Produce an exact transcription of the listing below, omitting the pictures.

________________________

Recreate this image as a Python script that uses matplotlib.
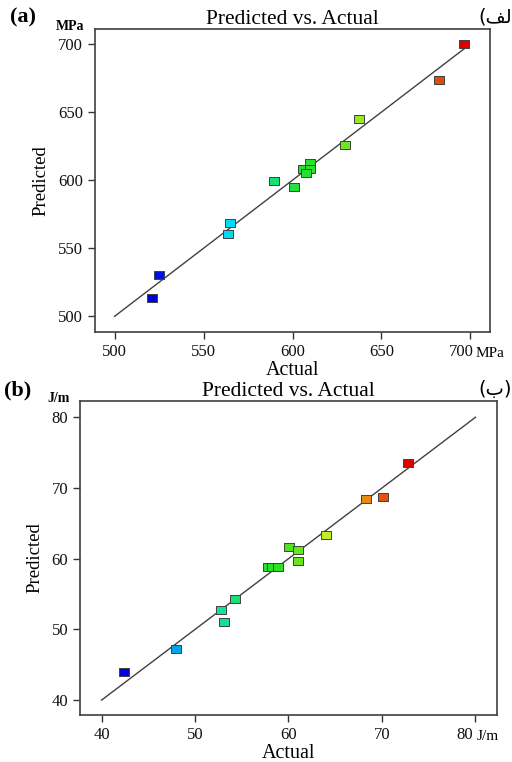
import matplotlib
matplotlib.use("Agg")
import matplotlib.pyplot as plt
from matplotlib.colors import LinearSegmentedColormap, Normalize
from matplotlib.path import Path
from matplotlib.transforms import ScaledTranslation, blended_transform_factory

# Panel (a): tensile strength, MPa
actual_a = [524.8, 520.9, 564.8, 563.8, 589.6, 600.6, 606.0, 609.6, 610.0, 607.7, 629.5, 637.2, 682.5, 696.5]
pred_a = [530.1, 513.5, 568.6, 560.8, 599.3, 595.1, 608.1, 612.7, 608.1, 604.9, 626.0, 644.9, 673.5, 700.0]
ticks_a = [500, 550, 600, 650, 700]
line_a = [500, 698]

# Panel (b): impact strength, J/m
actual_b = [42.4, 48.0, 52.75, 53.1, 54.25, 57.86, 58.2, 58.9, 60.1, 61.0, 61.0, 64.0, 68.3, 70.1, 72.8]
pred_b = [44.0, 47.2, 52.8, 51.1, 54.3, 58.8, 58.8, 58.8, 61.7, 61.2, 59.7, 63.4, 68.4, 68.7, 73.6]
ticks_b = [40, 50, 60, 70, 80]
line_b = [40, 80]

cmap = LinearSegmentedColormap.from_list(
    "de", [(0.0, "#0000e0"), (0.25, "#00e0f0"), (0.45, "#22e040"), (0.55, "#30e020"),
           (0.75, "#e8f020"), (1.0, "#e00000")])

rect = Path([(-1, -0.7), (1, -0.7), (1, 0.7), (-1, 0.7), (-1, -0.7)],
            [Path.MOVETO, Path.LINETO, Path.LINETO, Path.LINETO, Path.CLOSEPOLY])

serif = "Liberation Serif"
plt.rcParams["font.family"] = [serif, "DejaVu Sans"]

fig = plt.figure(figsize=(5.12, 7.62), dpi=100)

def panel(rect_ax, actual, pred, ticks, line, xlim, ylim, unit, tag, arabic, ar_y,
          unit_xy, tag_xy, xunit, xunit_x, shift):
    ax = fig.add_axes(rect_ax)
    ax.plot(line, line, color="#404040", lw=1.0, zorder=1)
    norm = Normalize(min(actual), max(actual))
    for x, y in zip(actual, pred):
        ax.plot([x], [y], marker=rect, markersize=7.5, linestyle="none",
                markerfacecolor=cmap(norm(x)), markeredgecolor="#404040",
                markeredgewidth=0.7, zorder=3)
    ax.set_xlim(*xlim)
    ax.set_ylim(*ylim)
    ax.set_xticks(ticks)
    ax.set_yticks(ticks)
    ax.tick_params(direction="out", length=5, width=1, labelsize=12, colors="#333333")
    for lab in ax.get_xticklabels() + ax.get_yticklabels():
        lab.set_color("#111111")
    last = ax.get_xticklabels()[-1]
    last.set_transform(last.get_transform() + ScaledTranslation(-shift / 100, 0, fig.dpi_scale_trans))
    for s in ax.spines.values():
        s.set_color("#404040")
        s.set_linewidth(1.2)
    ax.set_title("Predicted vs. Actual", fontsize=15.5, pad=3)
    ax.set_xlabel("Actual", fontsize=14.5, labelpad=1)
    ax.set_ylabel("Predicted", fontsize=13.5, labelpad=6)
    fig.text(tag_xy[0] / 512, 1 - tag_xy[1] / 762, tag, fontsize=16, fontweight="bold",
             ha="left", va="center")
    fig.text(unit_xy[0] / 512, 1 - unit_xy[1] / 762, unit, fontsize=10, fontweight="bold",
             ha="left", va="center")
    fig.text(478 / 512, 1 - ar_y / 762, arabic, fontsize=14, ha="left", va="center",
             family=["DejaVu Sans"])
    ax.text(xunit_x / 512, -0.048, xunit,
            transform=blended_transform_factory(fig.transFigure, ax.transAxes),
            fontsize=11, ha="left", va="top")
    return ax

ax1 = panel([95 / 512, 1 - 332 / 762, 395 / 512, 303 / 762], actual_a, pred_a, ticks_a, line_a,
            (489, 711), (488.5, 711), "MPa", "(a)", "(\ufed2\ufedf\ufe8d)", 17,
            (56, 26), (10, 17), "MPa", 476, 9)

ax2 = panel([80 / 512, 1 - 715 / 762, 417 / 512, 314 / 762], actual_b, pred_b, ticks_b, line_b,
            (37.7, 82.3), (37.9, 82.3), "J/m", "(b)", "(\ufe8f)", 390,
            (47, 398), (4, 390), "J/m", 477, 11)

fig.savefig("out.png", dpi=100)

________________________

• Correct result:
Recreate this image as a Python script that uses matplotlib.
import matplotlib
matplotlib.use("Agg")
import matplotlib.pyplot as plt
from matplotlib.colors import LinearSegmentedColormap, Normalize
from matplotlib.path import Path
from matplotlib.transforms import ScaledTranslation, blended_transform_factory

# Panel (a): tensile strength, MPa
actual_a = [524.8, 520.9, 564.8, 563.8, 589.6, 600.6, 606.0, 609.6, 610.0, 607.7, 629.5, 637.2, 682.5, 696.5]
pred_a = [530.1, 513.5, 568.6, 560.8, 599.3, 595.1, 608.1, 612.7, 608.1, 604.9, 626.0, 644.9, 673.5, 700.0]
ticks_a = [500, 550, 600, 650, 700]
line_a = [500, 698]

# Panel (b): impact strength, J/m
actual_b = [42.4, 48.0, 52.75, 53.1, 54.25, 57.86, 58.2, 58.9, 60.1, 61.0, 61.0, 64.0, 68.3, 70.1, 72.8]
pred_b = [44.0, 47.2, 52.8, 51.1, 54.3, 58.8, 58.8, 58.8, 61.7, 61.2, 59.7, 63.4, 68.4, 68.7, 73.6]
ticks_b = [40, 50, 60, 70, 80]
line_b = [40, 80]

cmap = LinearSegmentedColormap.from_list(
    "de", [(0.0, "#0000e0"), (0.25, "#00e0f0"), (0.45, "#22e040"), (0.55, "#30e020"),
           (0.75, "#e8f020"), (1.0, "#e00000")])

rect = Path([(-1, -0.7), (1, -0.7), (1, 0.7), (-1, 0.7), (-1, -0.7)],
            [Path.MOVETO, Path.LINETO, Path.LINETO, Path.LINETO, Path.CLOSEPOLY])

serif = "Liberation Serif"
plt.rcParams["font.family"] = [serif, "DejaVu Sans"]

fig = plt.figure(figsize=(5.12, 7.62), dpi=100)

def panel(rect_ax, actual, pred, ticks, line, xlim, ylim, unit, tag, arabic, ar_y,
          unit_xy, tag_xy, xunit, xunit_x, shift):
    ax = fig.add_axes(rect_ax)
    ax.plot(line, line, color="#404040", lw=1.0, zorder=1)
    norm = Normalize(min(actual), max(actual))
    for x, y in zip(actual, pred):
        ax.plot([x], [y], marker=rect, markersize=7.5, linestyle="none",
                markerfacecolor=cmap(norm(x)), markeredgecolor="#404040",
                markeredgewidth=0.7, zorder=3)
    ax.set_xlim(*xlim)
    ax.set_ylim(*ylim)
    ax.set_xticks(ticks)
    ax.set_yticks(ticks)
    ax.tick_params(direction="out", length=5, width=1, labelsize=12, colors="#333333")
    for lab in ax.get_xticklabels() + ax.get_yticklabels():
        lab.set_color("#111111")
    last = ax.get_xticklabels()[-1]
    last.set_transform(last.get_transform() + ScaledTranslation(-shift / 100, 0, fig.dpi_scale_trans))
    for s in ax.spines.values():
        s.set_color("#404040")
        s.set_linewidth(1.2)
    ax.set_title("Predicted vs. Actual", fontsize=15.5, pad=3)
    ax.set_xlabel("Actual", fontsize=14.5, labelpad=1)
    ax.set_ylabel("Predicted", fontsize=13.5, labelpad=6)
    fig.text(tag_xy[0] / 512, 1 - tag_xy[1] / 762, tag, fontsize=16, fontweight="bold",
             ha="left", va="center")
    fig.text(unit_xy[0] / 512, 1 - unit_xy[1] / 762, unit, fontsize=10, fontweight="bold",
             ha="left", va="center")
    fig.text(478 / 512, 1 - ar_y / 762, arabic, fontsize=14, ha="left", va="center",
             family=["DejaVu Sans"])
    ax.text(xunit_x / 512, -0.048, xunit,
            transform=blended_transform_factory(fig.transFigure, ax.transAxes),
            fontsize=11, ha="left", va="top")
    return ax

ax1 = panel([95 / 512, 1 - 332 / 762, 395 / 512, 303 / 762], actual_a, pred_a, ticks_a, line_a,
            (489, 711), (488.5, 711), "MPa", "(a)", "(\ufed2\ufedf\ufe8d)", 17,
            (56, 26), (10, 17), "MPa", 476, 9)

ax2 = panel([80 / 512, 1 - 715 / 762, 417 / 512, 314 / 762], actual_b, pred_b, ticks_b, line_b,
            (37.7, 82.3), (37.9, 82.3), "J/m", "(b)", "(\ufe8f)", 390,
            (47, 398), (4, 390), "J/m", 477, 11)

fig.savefig("out.png", dpi=100)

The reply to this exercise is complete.